Media in many countries on both sides of the Mediterranean face major challenges when it comes to telling the migration story in context. This is the key finding of the ongoing study “How do media on both sides of the Mediterranean report on migration?” whose preliminary results will be presented in a multi-stakeholder event today in Brussels.
EUROMED Migration IV, funded by the Directorate General Neighbourhood and Enlargement Negotiations of the EU, commissioned the Ethical Journalism Network to conduct this study for which writers from 17 countries are examining the quality of migration media coverage in 2015/16 from a national perspective. The study covers 9 EU countries and 8 countries in the south of the Mediterranean: Austria, France, Germany, Greece, Hungary, Italy, Malta, Spain, Sweden on one hand and Algeria, Egypt, Israel, Jordan, Lebanon, Morocco, Palestine, Tunisia on the other hand.
The work in progress finds that journalists are often uninformed about the complex nature of the migration narrative; newsrooms are vulnerable to pressure and manipulation by voices of hate, whether from political elites or social networks. At the same time, the authors identify highlights and inspirational examples of journalism at its best –resourceful, painstaking, and marked by careful, sensitive and humanitarian reporting. A set of draft recommendations, including a call for training, the funding of media action and other activities to support and foster more balanced and evidence-based journalism on migration, are also part of the study.

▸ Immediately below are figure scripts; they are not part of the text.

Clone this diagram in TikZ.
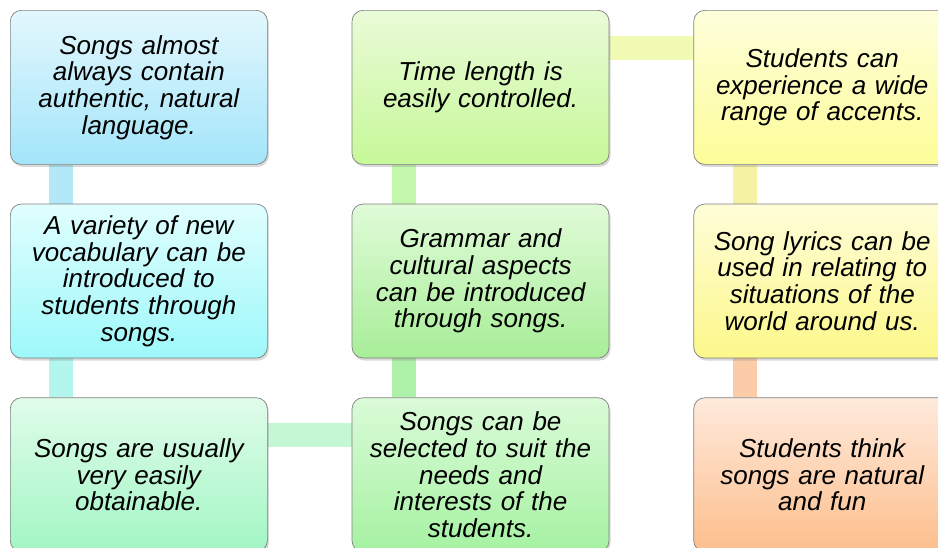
\documentclass[tikz,border=0pt]{standalone}
\usepackage{fontspec}
\setmainfont{Liberation Sans}
\usetikzlibrary{positioning,shadows,backgrounds}

\definecolor{authTop}{HTML}{E3F7FD}
\definecolor{authBot}{HTML}{A3E5FA}
\definecolor{vocabTop}{HTML}{E0FEFE}
\definecolor{vocabBot}{HTML}{9EF8FA}
\definecolor{obtainTop}{HTML}{E0FCEA}
\definecolor{obtainBot}{HTML}{A2F6C4}
\definecolor{selectTop}{HTML}{DAFBD8}
\definecolor{selectBot}{HTML}{A6F2A2}
\definecolor{grammarTop}{HTML}{E0FBD8}
\definecolor{grammarBot}{HTML}{A8EE98}
\definecolor{timeTop}{HTML}{EAFBD8}
\definecolor{timeBot}{HTML}{C6F898}
\definecolor{accentTop}{HTML}{FEFEDC}
\definecolor{accentBot}{HTML}{FDFD98}
\definecolor{lyricsTop}{HTML}{FFFDD8}
\definecolor{lyricsBot}{HTML}{FCF88A}
\definecolor{funTop}{HTML}{FEEADC}
\definecolor{funBot}{HTML}{FDBE8C}
% bar colours
\definecolor{barAV}{HTML}{B2E8F8}
\definecolor{barVO}{HTML}{B2F6EE}
\definecolor{barOS}{HTML}{C4F8D4}
\definecolor{barSG}{HTML}{AEF2AA}
\definecolor{barGT}{HTML}{C4F8AC}
\definecolor{barTA}{HTML}{F2FBB4}
\definecolor{barAL}{HTML}{F6F2A4}
\definecolor{barLF}{HTML}{FCCCA8}

\begin{document}
\begin{tikzpicture}[x=1pt,y=-1pt,
    card/.style={rectangle,rounded corners=11pt,draw=black!50,line width=0.7pt,
      minimum width=257pt,minimum height=154pt,inner sep=0pt,
      text width=245pt,align=center,
      font=\fontsize{26}{26.7}\selectfont\itshape,
      top color=#1Top,bottom color=#1Bot,
      drop shadow={shadow xshift=1.5pt,shadow yshift=-2.5pt,opacity=0.3}},
    link/.style={line width=24pt,draw=#1}]
  \path[use as bounding box,clip] (0,0) rectangle (938,547);
  % first column
  \node[card=auth,anchor=north west] (authentic) at (10,10)
    {Songs almost\\always contain\\authentic, natural\\language.};
  \node[card=vocab,below=39pt of authentic] (vocab)
    {A variety of new\\vocabulary can be\\introduced to\\students through\\songs.};
  \node[card=obtain,below=39pt of vocab] (obtain)
    {Songs are usually\\very easily\\obtainable.};
  % second column, going up
  \node[card=select,right=84pt of obtain] (select)
    {Songs can be\\selected to suit the\\needs and\\interests of the\\students.};
  \node[card=grammar,above=39pt of select] (grammar)
    {Grammar and\\cultural aspects\\can be introduced\\through songs.};
  \node[card=time,above=39pt of grammar] (time)
    {Time length is\\easily controlled.};
  % third column, going down
  \node[card=accent,right=84pt of time] (accent)
    {Students can\\experience a wide\\range of accents.};
  \node[card=lyrics,below=39pt of accent] (lyrics)
    {Song lyrics can be\\used in relating to\\situations of the\\world around us.};
  \node[card=fun,below=39pt of lyrics] (fun)
    {Students think\\songs are natural\\and fun};
  % connecting bars
  \begin{scope}[on background layer]
    \draw[link=barAV] ([xshift=51pt]authentic.south west) -- ([xshift=51pt]vocab.north west);
    \draw[link=barVO] ([xshift=51pt]vocab.south west) -- ([xshift=51pt]obtain.north west);
    \draw[link=barOS] ([yshift=-38pt]obtain.north east) -- ([yshift=-38pt]select.north west);
    \draw[link=barSG] ([xshift=52pt]select.north west) -- ([xshift=52pt]grammar.south west);
    \draw[link=barGT] ([xshift=52pt]grammar.north west) -- ([xshift=52pt]time.south west);
    \draw[link=barTA] ([yshift=-38pt]time.north east) -- ([yshift=-38pt]accent.north west);
    \draw[link=barAL] ([xshift=52pt]accent.south west) -- ([xshift=52pt]lyrics.north west);
    \draw[link=barLF] ([xshift=52pt]lyrics.south west) -- ([xshift=52pt]fun.north west);
  \end{scope}
\end{tikzpicture}
\end{document}
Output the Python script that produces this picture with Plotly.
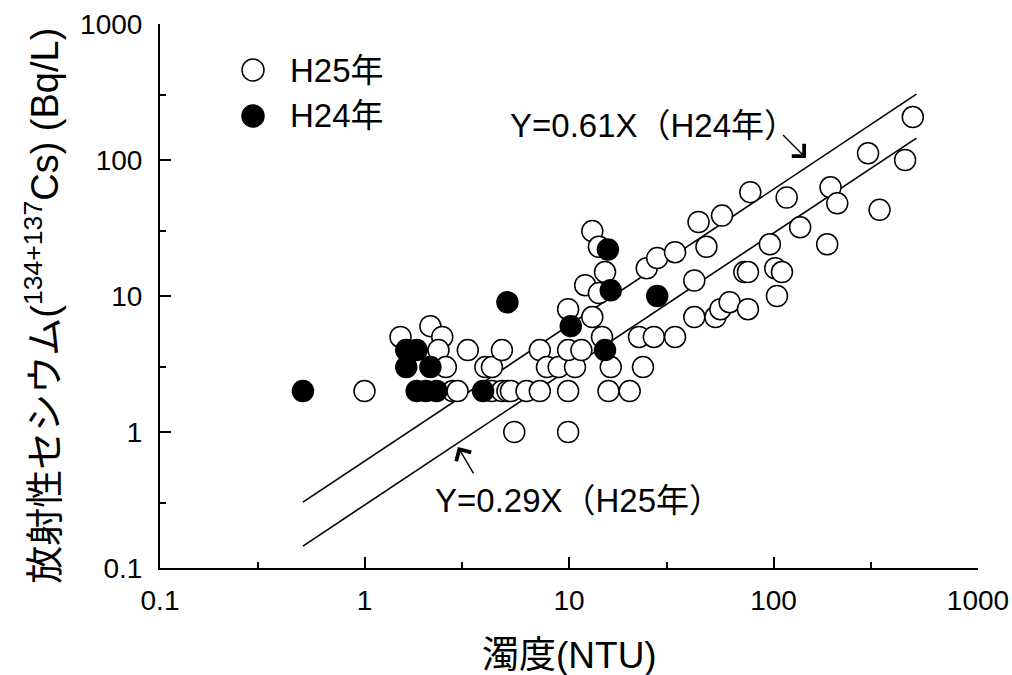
import plotly.graph_objects as go

# H25 (open circles)
h25_x = [1, 1.5, 2.1, 2.4, 2.3, 2.5, 2.7, 2.85, 3.2, 3.9, 4.2, 4.2, 4.7, 5.0, 5.2,
         4.7, 6.2, 7.2, 7.2, 7.8, 8.9, 10.7, 9.9, 9.9, 11.5, 5.4, 9.9, 9.9,
         13, 14.5, 22, 26, 33, 12, 14, 15, 13, 14, 16, 23, 15.6, 19.8,
         24, 27, 33, 41, 41, 43, 47, 52, 55, 56, 61,
         72, 75, 75, 77, 96, 102, 104, 110, 116, 135,
         183, 190, 205, 290, 330, 440, 480]
h25_y = [2, 5, 6, 5, 4, 3, 2, 2, 4, 3, 3, 2, 2, 2, 2,
         4, 2, 2, 4, 3, 3, 3, 2, 4, 4, 1, 1, 8,
         7, 5, 5, 5, 5, 12, 10.5, 15, 30, 23, 3, 3, 2, 2,
         16, 19, 21, 13, 7, 35, 23, 7, 8, 39, 9,
         15, 15, 8, 58, 24, 16, 10, 15, 53, 32,
         24, 63, 48, 112, 43, 100, 207]

# H24 (filled circles)
h24_x = [0.5, 1.6, 1.8, 1.6, 2.1, 1.8, 2.0, 2.25, 3.8, 5.0, 10.2, 15, 15.5, 16, 27]
h24_y = [2, 4, 4, 3, 3, 2, 2, 2, 2, 9, 6, 4, 22, 11, 10]

# regression lines
line_x = [0.5, 500]
slope_h24 = 0.61
slope_h25 = 0.29

x_ticks = [0.1, 1, 10, 100, 1000]
x_ticktext = ["0.1", "1", "10", "100", "1000"]
y_ticks = [0.1, 1, 10, 100, 1000]
y_ticktext = ["0.1", "1", "10", "100", "1000"]
minor_ticks = [0.3, 3, 30, 300]

series_names = ["H25年", "H24年"]

LAT = "Liberation Sans, Arial, Noto Sans CJK JP"

fig = go.Figure()
fig.add_trace(go.Scatter(x=line_x, y=[slope_h24 * v for v in line_x], mode="lines",
                         line=dict(color="black", width=1.6), showlegend=False))
fig.add_trace(go.Scatter(x=line_x, y=[slope_h25 * v for v in line_x], mode="lines",
                         line=dict(color="black", width=1.6), showlegend=False))
fig.add_trace(go.Scatter(x=h25_x, y=h25_y, mode="markers", name=series_names[0],
                         showlegend=False,
                         marker=dict(size=21, color="white", symbol="circle",
                                     line=dict(color="black", width=1.5))))
fig.add_trace(go.Scatter(x=h24_x, y=h24_y, mode="markers", name=series_names[1],
                         showlegend=False,
                         marker=dict(size=21, color="black", symbol="circle",
                                     line=dict(color="black", width=1.5))))

axis_common = dict(
    type="log", range=[-1, 3], showgrid=False, zeroline=False, automargin=False,
    showline=True, linecolor="black", linewidth=2,
    ticks="inside", ticklen=11, tickwidth=2, tickcolor="black",
    tickfont=dict(family=LAT, size=28, color="black"),
    minor=dict(tickvals=minor_ticks, ticks="inside", ticklen=6, tickwidth=2, tickcolor="black"),
)
fig.update_xaxes(**axis_common, tickvals=x_ticks, ticktext=x_ticktext, ticklabelstandoff=6)
fig.update_yaxes(**axis_common, tickvals=y_ticks, ticktext=y_ticktext, ticklabelstandoff=10)

# legend drawn as symbols + labels (sized like the reference)
legend_y = [0.9154, 0.8309]
legend_fill = ["white", "black"]
shapes = []
annotations = []
for name, ly, fillc in zip(series_names, legend_y, legend_fill):
    shapes.append(dict(type="circle", xref="paper", yref="paper",
                       xsizemode="pixel", ysizemode="pixel",
                       xanchor=0.1137, yanchor=ly, x0=-11, x1=11, y0=-11, y1=11,
                       fillcolor=fillc, line=dict(color="black", width=1.5)))
    annotations.append(dict(text=name, xref="paper", yref="paper", x=0.1565, y=ly,
                            xanchor="left", yanchor="middle", showarrow=False,
                            font=dict(family=LAT, size=33, color="black")))

annotations += [
    dict(text="Y=0.61X（H24年）", xref="paper", yref="paper", x=0.603, y=0.814,
         xanchor="center", yanchor="middle",
         showarrow=False, font=dict(family=LAT, size=33, color="black")),
    dict(text="Y=0.29X（H25年）", xref="paper", yref="paper", x=0.512, y=0.125,
         xanchor="center", yanchor="middle",
         showarrow=False, font=dict(family=LAT, size=33, color="black")),
    dict(text=" ", x=2.159, y=2.015, xref="x", yref="y",
         showarrow=True, ax=-25, ay=-25, arrowhead=4, arrowsize=2.4,
         arrowwidth=1.4, arrowcolor="black", standoff=0,
         font=dict(size=2)),
    dict(text=" ", x=0.457, y=-0.11, xref="x", yref="y",
         showarrow=True, ax=17, ay=29, arrowhead=4, arrowsize=2.4,
         arrowwidth=1.4, arrowcolor="black", standoff=0,
         font=dict(size=2)),
    dict(text="濁度(NTU)", xref="paper", yref="paper", x=0.5, y=-0.16,
         xanchor="center", yanchor="middle",
         showarrow=False, font=dict(family=LAT, size=37, color="black")),
    dict(text="放射性セシウム(<sup>134+137</sup>Cs) (Bq/L)", xref="paper", yref="paper",
         x=-0.1443, y=0.482, xanchor="center", yanchor="middle", textangle=-90,
         showarrow=False, font=dict(family=LAT, size=38, color="black")),
]

fig.update_layout(
    width=1012, height=675,
    margin=dict(l=160, r=34, t=24, b=107),
    plot_bgcolor="white", paper_bgcolor="white",
    font=dict(family=LAT, color="black"),
    showlegend=False,
    shapes=shapes,
    annotations=annotations,
)

fig.write_html("out.html")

One such activity is the EU-funded Migration Media Award for which several partners have come together on the initiative of the International Centre for Migration Policy Development ICMPD; it will be announced today under the auspices of Malta’s EU presidency. The award competition is a collaboration of the EU-funded projects EUROMED Migration IV and the Open Media Hub, in partnership with the European Asylum Support Office and Malta’s Ministry for Foreign Affairs.